The Warriors have also been kicked out of the 2018 World Cup qualifiers by FIFA over money owed to a former coach.
FIFA announced the sanction in March, giving the country an opportunity to pay in order to be re-instated. But no payment was made and Zimbabwe won’t take part in the qualifiers.
How much is owed to the Brazilian coach? About US$67,000.
Yet ten times that sum is likely to be donated by various parastatals and state bodies to celebrate the birthday of Mugabe’s wife Grace.
The opposition MDC-T said ignoring the problems affecting the sport most loved by Zimbabweans showed that Mugabe and his Zanu PF regime were “unpatriotic”.

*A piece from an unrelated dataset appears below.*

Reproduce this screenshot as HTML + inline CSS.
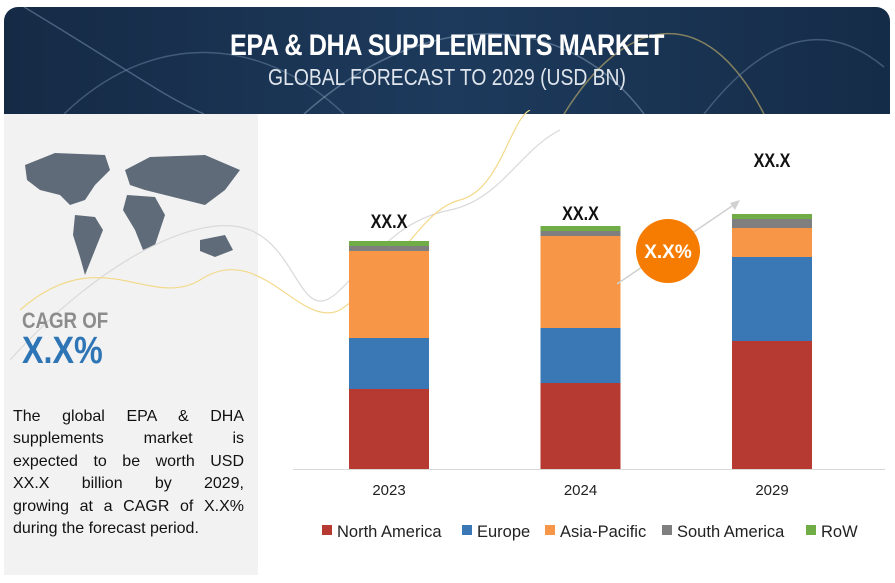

Obert Gutu, the party’s spokesperson told NewZimbabwe.com that if Mugabe was a not a “selfish” leader, he could have reduced his entourage and accommodated the Mighty Warriors for their trip to Ivory Coast.
“Malabo is about 2 hours away from Abidjan by air,” said Gutu in an interview.
“Now the question is: Why didn’t Robert Mugabe travel with the Mighty Warriors football team delegation on his purposeless State-funded trip to Malabo.
“Surely, the chartered flight could have dropped off the Mighty Warriors football delegation in Abidjan instead of embarrassing the whole nation by failing to fulfil the football fixture in Ivory Coast?”
Gutu also condemned the Belarus trip by Vice President Emmerson Mnangagwa who was recently on a five-day state visit to China.
“Emmerson Mnangagwa and a huge entourage of not less than 30 hangers-on embark on a fully State-funded trip to some obscure European country called Belarus to structure some “commercial deals” for the benefit of you- know-who,” said the MDC-T official.
Opposition parties have called on Mugabe to cut back on his travelling to save money as government is struggling for money in a failing economy.
They argue that there is little, if anything, to show by way of benefits to the country from the tens of millions spent on the trips.
But Mugabe’s aides insist that the travelling is necessary with presidential spokesman George Charamba quipping that “foreign policy is not cheap”.